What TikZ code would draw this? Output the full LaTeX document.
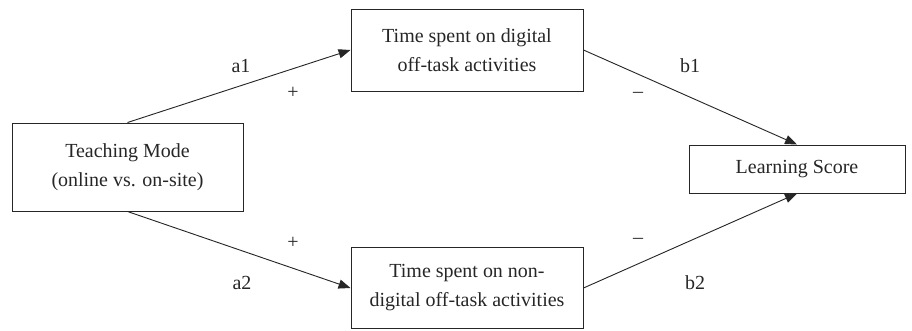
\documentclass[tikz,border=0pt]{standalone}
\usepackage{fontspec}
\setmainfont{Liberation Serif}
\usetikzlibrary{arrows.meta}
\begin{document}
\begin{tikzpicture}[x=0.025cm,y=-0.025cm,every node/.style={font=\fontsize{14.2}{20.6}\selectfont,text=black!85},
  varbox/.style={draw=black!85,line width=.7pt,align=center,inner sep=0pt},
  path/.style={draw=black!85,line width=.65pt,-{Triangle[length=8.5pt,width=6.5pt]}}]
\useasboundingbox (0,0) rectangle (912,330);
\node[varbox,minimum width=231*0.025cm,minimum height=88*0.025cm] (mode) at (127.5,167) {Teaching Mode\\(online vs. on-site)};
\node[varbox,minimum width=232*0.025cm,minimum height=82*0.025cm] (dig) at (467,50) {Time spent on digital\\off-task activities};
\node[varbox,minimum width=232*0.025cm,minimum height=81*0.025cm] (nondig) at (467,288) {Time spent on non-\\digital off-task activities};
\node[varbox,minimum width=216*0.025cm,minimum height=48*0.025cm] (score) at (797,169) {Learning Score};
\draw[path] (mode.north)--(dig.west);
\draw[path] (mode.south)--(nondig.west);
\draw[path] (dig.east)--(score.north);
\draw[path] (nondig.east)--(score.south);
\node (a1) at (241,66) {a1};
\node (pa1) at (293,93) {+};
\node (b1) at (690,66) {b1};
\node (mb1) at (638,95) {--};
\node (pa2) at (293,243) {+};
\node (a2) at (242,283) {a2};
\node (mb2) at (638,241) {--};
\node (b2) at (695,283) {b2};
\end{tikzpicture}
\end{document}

PROBLEM => Write out each line again precisely as it appears, skipping every picture.

TASK ANSWER =>
What TikZ code would draw this? Output the full LaTeX document.
\documentclass[tikz,border=0pt]{standalone}
\usepackage{fontspec}
\setmainfont{Liberation Serif}
\usetikzlibrary{arrows.meta}
\begin{document}
\begin{tikzpicture}[x=0.025cm,y=-0.025cm,every node/.style={font=\fontsize{14.2}{20.6}\selectfont,text=black!85},
  varbox/.style={draw=black!85,line width=.7pt,align=center,inner sep=0pt},
  path/.style={draw=black!85,line width=.65pt,-{Triangle[length=8.5pt,width=6.5pt]}}]
\useasboundingbox (0,0) rectangle (912,330);
\node[varbox,minimum width=231*0.025cm,minimum height=88*0.025cm] (mode) at (127.5,167) {Teaching Mode\\(online vs. on-site)};
\node[varbox,minimum width=232*0.025cm,minimum height=82*0.025cm] (dig) at (467,50) {Time spent on digital\\off-task activities};
\node[varbox,minimum width=232*0.025cm,minimum height=81*0.025cm] (nondig) at (467,288) {Time spent on non-\\digital off-task activities};
\node[varbox,minimum width=216*0.025cm,minimum height=48*0.025cm] (score) at (797,169) {Learning Score};
\draw[path] (mode.north)--(dig.west);
\draw[path] (mode.south)--(nondig.west);
\draw[path] (dig.east)--(score.north);
\draw[path] (nondig.east)--(score.south);
\node (a1) at (241,66) {a1};
\node (pa1) at (293,93) {+};
\node (b1) at (690,66) {b1};
\node (mb1) at (638,95) {--};
\node (pa2) at (293,243) {+};
\node (a2) at (242,283) {a2};
\node (mb2) at (638,241) {--};
\node (b2) at (695,283) {b2};
\end{tikzpicture}
\end{document}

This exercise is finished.